There are other factors, such as rising property taxes and increased home insurance fees, that will continue to hamper affordability for current homeowners and prospective buyers. 

“You are seeing this increase in property taxes and homeowner’s insurance that we haven’t seen, maybe ever, in Summit County to this degree,” said Dishon Lutz, a Summit County broker and president of the Summit Association of Realtors. 

Still, Lutz said since the Federal Reserve’s decision to keep interest rates steady earlier this month, he’s already seen a decrease in some mortgage offers. That’s because interest rates impact the money mortgage companies borrow to lend to homeowners. It’s signaled to lenders that rates may even come down next year, with the Federal Reserve eyeing three cuts in 2024, potentially.

“Just the indication alone that the Fed was going to drop interest rates a couple of times next year actually helped,” Lutz said. “I hope that it is a true translation into affordability, as opposed to just the hype.” 

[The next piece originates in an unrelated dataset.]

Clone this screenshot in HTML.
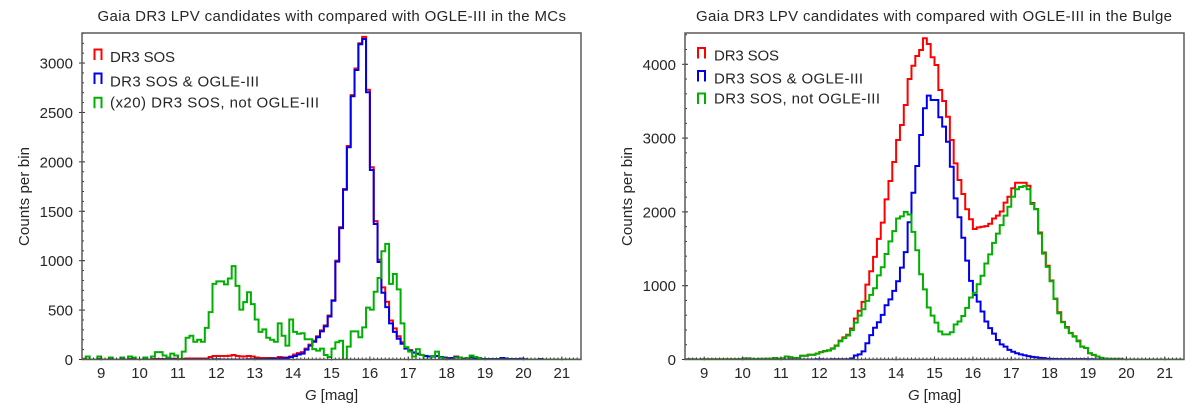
<!DOCTYPE html>
<html lang="en">
<head>
<meta charset="utf-8">
<title>Gaia DR3 LPV candidates compared with OGLE-III</title>
<style>
html,body{margin:0;padding:0;background:#fff;width:1200px;height:409px;overflow:hidden}
svg{display:block}
text{font-family:"Liberation Sans",sans-serif;fill:#262626}
</style>
</head>
<body>
<svg id="figure" width="1200" height="409" viewBox="0 0 1200 409" xmlns="http://www.w3.org/2000/svg"></svg>
<script>
// Histogram bins start at G = 8.5 mag with a width of 0.1 mag; omitted trailing bins are zero.
const binStart = 8.5;
const binWidth = 0.1;
const xTickLabels = [9,10,11,12,13,14,15,16,17,18,19,20,21];

const mcYTicks = [0,500,1000,1500,2000,2500,3000];
const bulgeYTicks = [0,1000,2000,3000,4000];

const mcRed = [8,0,0,0,5,0,0,5,0,0,5,0,5,3,0,0,5,0,5,5,5,5,5,8,8,
  5,8,10,10,10,10,10,10,25,35,
  35,35,35,38,45,35,32,32,35,30,
  20,15,15,15,15,12,25,20,20,30,
  50,65,75,110,150,190,235,295,345,445,
  600,1000,1340,1725,2160,2675,2945,3200,3265,2730,
  1945,1400,1010,730,585,395,315,235,175,120,
  95,72,60,47,37,30,30,35,25,20,
  12,15,30,20,8,15,20,15,10,5,
  5,5,5,5,15,10,5,5,5,8,
  3,0,0,0,5];
const mcBlue = [0,0,0,0,0,0,0,0,0,0,0,0,0,0,0,0,0,0,0,0,0,0,0,3,3,
  0,0,0,0,0,0,0,0,0,3,
  3,0,0,0,0,0,0,0,3,3,
  2,3,3,5,8,10,10,12,15,25,
  35,50,60,100,140,180,225,285,335,435,
  595,990,1330,1718,2148,2664,2930,3190,3243,2704,
  1918,1371,987,676,530,365,280,210,160,110,
  90,70,58,45,35,30,30,35,25,20,
  12,15,25,20,8,15,20,15,10,5,
  5,5,5,5,15,10,5,5,5,8,
  3,0,0,0,5];
const mcGreen = [0,30,0,0,30,0,0,20,0,0,20,0,30,20,0,0,20,0,30,75,75,40,20,60,40,
  0,80,220,240,180,200,180,320,480,765,
  790,790,760,820,945,745,505,580,680,560,
  405,280,305,220,200,180,365,240,140,405,
  280,260,265,205,205,105,90,110,45,25,
  110,175,190,0,130,285,285,225,325,525,
  505,685,825,1095,1170,765,865,710,365,125,
  80,30,105,45,0,0,35,80,20,10,
  0,0,20,20,0,15,40,25,15,0];

const bulgeRed = [3,3,3,0,3,3,3,3,3,3,3,3,3,3,5,
  15,15,8,5,8,8,10,10,20,10,
  15,40,30,20,20,50,50,65,65,80,
  100,115,125,150,190,255,300,335,420,555,
  660,780,1015,1195,1390,1635,1855,2170,2418,2676,
  2974,3177,3449,3800,3981,4112,4194,4352,4275,4095,
  3990,3652,3503,3290,2974,2658,2432,2243,2036,1900,
  1768,1790,1798,1807,1840,1910,1950,2005,2125,2206,
  2320,2395,2395,2395,2355,2120,2040,1720,1450,1270,
  1070,825,640,510,440,360,315,255,175,155,
  85,63,40,22,13,9,9,9,9,0];
const bulgeBlue = [0,0,0,0,0,0,0,0,0,0,0,0,0,0,0,
  0,0,0,0,0,0,0,0,0,0,
  0,0,0,0,0,0,0,0,0,3,
  3,0,0,3,3,3,3,3,15,55,
  70,110,220,330,430,505,605,735,815,930,
  1060,1245,1455,1860,2260,2622,3042,3404,3575,3516,
  3516,3282,3155,2951,2612,2184,1927,1650,1340,1065,
  875,785,650,515,425,350,265,205,175,130,
  105,85,70,58,45,36,31,22,18,10,
  8,6,5,5,5,5,5,5,5,5,
  4,3,2,2,0];
const bulgeGreen = [3,3,3,0,3,3,3,3,3,3,3,3,3,3,5,
  15,15,8,5,8,8,10,10,20,10,
  15,40,30,20,20,50,50,65,65,80,
  100,112,120,145,185,245,290,325,400,500,
  595,680,795,875,965,1140,1250,1430,1600,1740,
  1910,1940,2000,1965,1730,1480,1155,950,705,595,
  500,380,340,340,370,475,515,590,700,840,
  905,1020,1135,1300,1425,1580,1705,1820,1950,2070,
  2206,2306,2337,2350,2306,2107,2035,1705,1435,1255,
  1060,820,625,505,430,355,310,245,175,155,
  85,63,40,22,13,9,9,9,9,0];

const NS = 'http://www.w3.org/2000/svg';
const figure = document.getElementById('figure');
const seriesColors = {red:'#ff0000', blue:'#0000ee', green:'#00b000'};

function svgEl(tag, attrs, parent, txt){
  const el = document.createElementNS(NS, tag);
  for (const k in attrs) el.setAttribute(k, attrs[k]);
  if (txt !== undefined) el.textContent = txt;
  parent.appendChild(el);
  return el;
}

function drawPanel(cfg){
  const g = svgEl('g', {}, figure);
  
  
  const xS = v => cfg.left + (v - 8.5) / 13 * (cfg.right - cfg.left);
  const yS = v => cfg.bottom - v / cfg.yMax * (cfg.bottom - cfg.top);

  const title = svgEl('text', {x:cfg.titleX, y:21, 'font-size':15, textLength:cfg.titleW, lengthAdjust:'spacing'}, g, cfg.title);
  
  

  const clipId = 'clip-' + cfg.id;
  const clip = svgEl('clipPath', {id:clipId}, g);
  svgEl('rect', {x:cfg.left, y:cfg.top, width:cfg.right-cfg.left, height:cfg.bottom-cfg.top}, clip);

  const plot = svgEl('g', {'clip-path':'url(#' + clipId + ')'}, g);
  [['red',cfg.red],['blue',cfg.blue],['green',cfg.green]].forEach(function(s){
    let d = 'M' + xS(binStart).toFixed(2) + ' ' + yS(0).toFixed(2);
    for (let i = 0; i < 130; i++) {
      const v = s[1][i] || 0;
      const x0 = xS(binStart + i * binWidth), x1 = xS(binStart + (i + 1) * binWidth);
      d += 'L' + x0.toFixed(2) + ' ' + yS(v).toFixed(2) + 'L' + x1.toFixed(2) + ' ' + yS(v).toFixed(2);
    }
    const path = svgEl('path', {d:d, fill:'none', stroke:seriesColors[s[0]], 'stroke-width':2, 'stroke-linejoin':'miter'}, plot);
    
    
  });

  const ticks = svgEl('g', {stroke:'#333', 'stroke-width':1, fill:'none'}, g);
  
  
  for (let i = 0; i <= 130; i++) {
    const x = xS(8.5 + i * 0.1);
    svgEl('line', {x1:x, x2:x, y1:cfg.bottom, y2:cfg.bottom - 2}, ticks);
  }
  for (let v = 0; v <= cfg.yMax; v += cfg.yMinor) {
    svgEl('line', {x1:cfg.left, x2:cfg.left + 2, y1:yS(v), y2:yS(v)}, ticks);
  }
  xTickLabels.forEach(function(v){
    svgEl('line', {x1:xS(v), x2:xS(v), y1:cfg.bottom + 1, y2:cfg.bottom - 3}, ticks);
    const t = svgEl('text', {x:xS(v), y:378, 'font-size':15, 'text-anchor':'middle'}, g, String(v));
    
    
  });
  cfg.yTicks.forEach(function(v){
    svgEl('line', {x1:cfg.left - 3, x2:cfg.left + 3, y1:yS(v), y2:yS(v)}, ticks);
    const t = svgEl('text', {x:cfg.left - 9, y:yS(v) + 5.5, 'font-size':15, 'text-anchor':'end'}, g, String(v));
    
    
  });

  const frame = svgEl('rect', {x:cfg.left, y:cfg.top, width:cfg.right-cfg.left, height:cfg.bottom-cfg.top, fill:'none', stroke:'#5a5a5a', 'stroke-width':1.5}, g);
  
  

  const xl = svgEl('text', {x:cfg.xLabelX, y:400, 'font-size':15}, g);
  
  
  svgEl('tspan', {'font-style':'italic'}, xl, 'G');
  svgEl('tspan', {dx:4}, xl, '[mag]');

  const yl = svgEl('text', {transform:'translate(' + cfg.yLabelX + ',246) rotate(-90)', x:0, y:0, 'font-size':15, textLength:99, lengthAdjust:'spacing'}, g, 'Counts per bin');
  
  

  cfg.legend.forEach(function(item){
    const lg = svgEl('g', {}, g);
    
    
    const hx = cfg.legendHandleX, hy = item.handleY;
    svgEl('path', {d:'M' + hx + ' ' + (hy + 10.5) + 'V' + hy + 'H' + (hx + 7) + 'V' + (hy + 10.5), fill:'none', stroke:seriesColors[item.color], 'stroke-width':2}, lg);
    svgEl('text', {x:cfg.legendTextX, y:item.baseline, 'font-size':15, textLength:item.width, lengthAdjust:'spacing'}, lg, item.label);
  });
}

drawPanel({
  id:'mcs', left:82, right:581, top:33, bottom:359.5, yMax:3304, yMinor:100,
  yTicks:mcYTicks, red:mcRed, blue:mcBlue, green:mcGreen,
  title:'Gaia DR3 LPV candidates with compared with OGLE-III in the MCs', titleX:97.5, titleW:468.5,
  xLabelX:305, yLabelX:29, legendHandleX:94.5, legendTextX:110,
  legend:[
    {color:'red', handleY:49.5, baseline:62, width:65, label:'DR3 SOS'},
    {color:'blue', handleY:73.5, baseline:86.5, width:149, label:'DR3 SOS & OGLE-III'},
    {color:'green', handleY:97.7, baseline:107.5, width:209, label:'(x20) DR3 SOS, not OGLE-III'}
  ]
});

drawPanel({
  id:'bulge', left:685, right:1184, top:33, bottom:359.5, yMax:4424, yMinor:200,
  yTicks:bulgeYTicks, red:bulgeRed, blue:bulgeBlue, green:bulgeGreen,
  title:'Gaia DR3 LPV candidates with compared with OGLE-III in the Bulge', titleX:696, titleW:476,
  xLabelX:908, yLabelX:632, legendHandleX:698, legendTextX:714,
  legend:[
    {color:'red', handleY:48, baseline:60.5, width:65, label:'DR3 SOS'},
    {color:'blue', handleY:71, baseline:83.5, width:149, label:'DR3 SOS & OGLE-III'},
    {color:'green', handleY:93.5, baseline:103.5, width:166, label:'DR3 SOS, not OGLE-III'}
  ]
});
</script>
</body>
</html>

Any interest rate declines would also be aided by a continued increase in housing inventory, which can keep home prices high when it is dramatically outweighed by demand, Lutz added. 

Lutz said he thinks next year “all in all, we are going to see more movement, especially going into the spring months.”

Cottrell said that while there are “so many factors besides interest rates that are driving our market,” the more those rates come down, “the more we’ll see demand increase.”